Foi essa graça que levou Davi ao trono. Fico pensando quais os critérios de Deus utilizados na escolha de Davi. É fácil escolher Davi depois do episódio de sua luta contra Golias, é fácil escolher Davi depois que o povo israelita cantava louvores enaltecendo os seus feitos. Qualquer um poderia escolhê-lo depois destas coisas, e foi assim que os homens o escolheram para ser rei sobre eles. Mas Deus, movido pela graça, o escolheu antes de se tornar uma celebridade nacional. É fácil escolher Davi depois do sucesso, é fácil felicitar um guerreiro depois da vitória. A graça acreditou e creditou em Davi antes do merecimento, porque a graça é favor imerecido. Antes de tudo, a graça microscópica de Deus enxergou Davi. Confesso que até hoje não consigo entender plenamente os critérios da graça, mas vejo-a nitidamente presente na trajetória do menino Davi, do líder Moisés, do patriarca Abraão, do instável Jacó, do intrépido Elias. Enfim, a vejo nitidamente nas páginas do Antigo Testamento.

Notas bibliográficas

(1)  YANCEY, Philip. O eclipse da graça [recurso eletrônico]: onde foi parar a boa-nova do cristianismo? São Paulo: Mundo Cristão, 2015.

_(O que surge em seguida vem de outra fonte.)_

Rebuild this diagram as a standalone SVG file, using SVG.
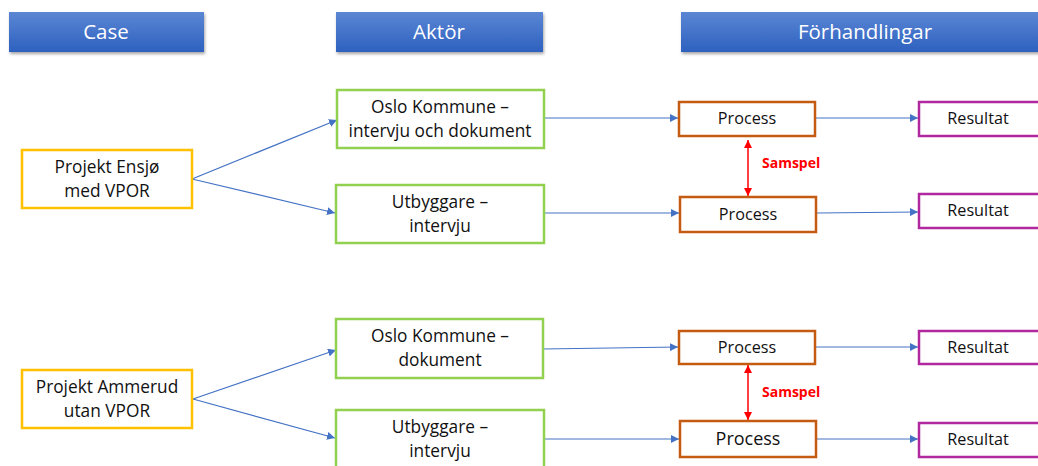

(2) NEVES, Natalino das. Justiça e Graça: um estudo da doutrina da salvação na carta aos romanos. Rio de Janeiro: CPAD, 2015, p.11.

(3) TCHIVIDJIAN, Tullian. Surpreendido pela graça: Deus busca os rebeldes sem se cansar. São Paulo: Editora Cultura Cristã, 2012.

(4) TROTA, Israel T. Livros Históricos. Joinville: Editora Santorini, 2021, p.82.